• **Requirement**: Transcribe every line, keeping it exact.

• **Dataset excerpt**:

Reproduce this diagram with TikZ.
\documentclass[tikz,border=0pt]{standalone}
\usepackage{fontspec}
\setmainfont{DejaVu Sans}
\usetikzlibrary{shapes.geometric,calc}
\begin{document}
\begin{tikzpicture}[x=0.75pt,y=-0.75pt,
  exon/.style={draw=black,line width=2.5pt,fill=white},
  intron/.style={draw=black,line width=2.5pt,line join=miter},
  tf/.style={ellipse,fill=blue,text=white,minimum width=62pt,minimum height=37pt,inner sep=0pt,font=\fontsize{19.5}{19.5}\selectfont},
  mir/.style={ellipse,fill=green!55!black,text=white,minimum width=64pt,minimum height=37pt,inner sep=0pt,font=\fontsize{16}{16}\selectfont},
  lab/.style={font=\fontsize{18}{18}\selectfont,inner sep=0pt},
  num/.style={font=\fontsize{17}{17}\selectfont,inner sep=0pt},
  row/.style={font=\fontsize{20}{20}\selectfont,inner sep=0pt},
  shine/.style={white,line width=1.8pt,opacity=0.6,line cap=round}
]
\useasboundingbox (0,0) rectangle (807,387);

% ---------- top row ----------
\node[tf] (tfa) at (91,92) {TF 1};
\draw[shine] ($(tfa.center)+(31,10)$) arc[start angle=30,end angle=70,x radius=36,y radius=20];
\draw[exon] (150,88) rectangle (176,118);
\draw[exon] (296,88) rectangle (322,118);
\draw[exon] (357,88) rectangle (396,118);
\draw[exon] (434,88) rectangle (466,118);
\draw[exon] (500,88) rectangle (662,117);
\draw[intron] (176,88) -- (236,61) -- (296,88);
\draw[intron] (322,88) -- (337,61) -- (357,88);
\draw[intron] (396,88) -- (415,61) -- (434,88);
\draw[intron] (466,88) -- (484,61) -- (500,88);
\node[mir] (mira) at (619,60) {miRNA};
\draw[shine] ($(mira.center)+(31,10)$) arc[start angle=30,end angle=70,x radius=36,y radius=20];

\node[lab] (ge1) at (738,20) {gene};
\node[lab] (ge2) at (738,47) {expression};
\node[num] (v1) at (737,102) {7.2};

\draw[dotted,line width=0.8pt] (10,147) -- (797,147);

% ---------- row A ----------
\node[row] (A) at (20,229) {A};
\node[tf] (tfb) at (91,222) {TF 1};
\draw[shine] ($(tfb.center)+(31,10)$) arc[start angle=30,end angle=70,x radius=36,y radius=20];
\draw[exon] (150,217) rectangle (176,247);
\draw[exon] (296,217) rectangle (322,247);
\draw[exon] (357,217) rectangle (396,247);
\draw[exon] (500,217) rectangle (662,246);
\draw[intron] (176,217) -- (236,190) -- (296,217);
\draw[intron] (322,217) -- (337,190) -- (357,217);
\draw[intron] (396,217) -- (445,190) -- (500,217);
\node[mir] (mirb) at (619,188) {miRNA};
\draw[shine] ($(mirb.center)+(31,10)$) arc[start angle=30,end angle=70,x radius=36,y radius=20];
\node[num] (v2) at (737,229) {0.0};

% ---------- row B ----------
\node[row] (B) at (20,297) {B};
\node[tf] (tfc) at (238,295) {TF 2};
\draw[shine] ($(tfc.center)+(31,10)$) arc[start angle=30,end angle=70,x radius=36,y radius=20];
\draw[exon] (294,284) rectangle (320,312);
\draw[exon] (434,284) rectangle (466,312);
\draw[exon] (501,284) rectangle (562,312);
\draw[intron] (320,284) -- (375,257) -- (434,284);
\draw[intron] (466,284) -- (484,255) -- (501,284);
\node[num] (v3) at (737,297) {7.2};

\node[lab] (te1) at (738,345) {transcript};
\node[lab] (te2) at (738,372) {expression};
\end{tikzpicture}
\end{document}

• **Result**:
Reproduce this diagram with TikZ.
\documentclass[tikz,border=0pt]{standalone}
\usepackage{fontspec}
\setmainfont{DejaVu Sans}
\usetikzlibrary{shapes.geometric,calc}
\begin{document}
\begin{tikzpicture}[x=0.75pt,y=-0.75pt,
  exon/.style={draw=black,line width=2.5pt,fill=white},
  intron/.style={draw=black,line width=2.5pt,line join=miter},
  tf/.style={ellipse,fill=blue,text=white,minimum width=62pt,minimum height=37pt,inner sep=0pt,font=\fontsize{19.5}{19.5}\selectfont},
  mir/.style={ellipse,fill=green!55!black,text=white,minimum width=64pt,minimum height=37pt,inner sep=0pt,font=\fontsize{16}{16}\selectfont},
  lab/.style={font=\fontsize{18}{18}\selectfont,inner sep=0pt},
  num/.style={font=\fontsize{17}{17}\selectfont,inner sep=0pt},
  row/.style={font=\fontsize{20}{20}\selectfont,inner sep=0pt},
  shine/.style={white,line width=1.8pt,opacity=0.6,line cap=round}
]
\useasboundingbox (0,0) rectangle (807,387);

% ---------- top row ----------
\node[tf] (tfa) at (91,92) {TF 1};
\draw[shine] ($(tfa.center)+(31,10)$) arc[start angle=30,end angle=70,x radius=36,y radius=20];
\draw[exon] (150,88) rectangle (176,118);
\draw[exon] (296,88) rectangle (322,118);
\draw[exon] (357,88) rectangle (396,118);
\draw[exon] (434,88) rectangle (466,118);
\draw[exon] (500,88) rectangle (662,117);
\draw[intron] (176,88) -- (236,61) -- (296,88);
\draw[intron] (322,88) -- (337,61) -- (357,88);
\draw[intron] (396,88) -- (415,61) -- (434,88);
\draw[intron] (466,88) -- (484,61) -- (500,88);
\node[mir] (mira) at (619,60) {miRNA};
\draw[shine] ($(mira.center)+(31,10)$) arc[start angle=30,end angle=70,x radius=36,y radius=20];

\node[lab] (ge1) at (738,20) {gene};
\node[lab] (ge2) at (738,47) {expression};
\node[num] (v1) at (737,102) {7.2};

\draw[dotted,line width=0.8pt] (10,147) -- (797,147);

% ---------- row A ----------
\node[row] (A) at (20,229) {A};
\node[tf] (tfb) at (91,222) {TF 1};
\draw[shine] ($(tfb.center)+(31,10)$) arc[start angle=30,end angle=70,x radius=36,y radius=20];
\draw[exon] (150,217) rectangle (176,247);
\draw[exon] (296,217) rectangle (322,247);
\draw[exon] (357,217) rectangle (396,247);
\draw[exon] (500,217) rectangle (662,246);
\draw[intron] (176,217) -- (236,190) -- (296,217);
\draw[intron] (322,217) -- (337,190) -- (357,217);
\draw[intron] (396,217) -- (445,190) -- (500,217);
\node[mir] (mirb) at (619,188) {miRNA};
\draw[shine] ($(mirb.center)+(31,10)$) arc[start angle=30,end angle=70,x radius=36,y radius=20];
\node[num] (v2) at (737,229) {0.0};

% ---------- row B ----------
\node[row] (B) at (20,297) {B};
\node[tf] (tfc) at (238,295) {TF 2};
\draw[shine] ($(tfc.center)+(31,10)$) arc[start angle=30,end angle=70,x radius=36,y radius=20];
\draw[exon] (294,284) rectangle (320,312);
\draw[exon] (434,284) rectangle (466,312);
\draw[exon] (501,284) rectangle (562,312);
\draw[intron] (320,284) -- (375,257) -- (434,284);
\draw[intron] (466,284) -- (484,255) -- (501,284);
\node[num] (v3) at (737,297) {7.2};

\node[lab] (te1) at (738,345) {transcript};
\node[lab] (te2) at (738,372) {expression};
\end{tikzpicture}
\end{document}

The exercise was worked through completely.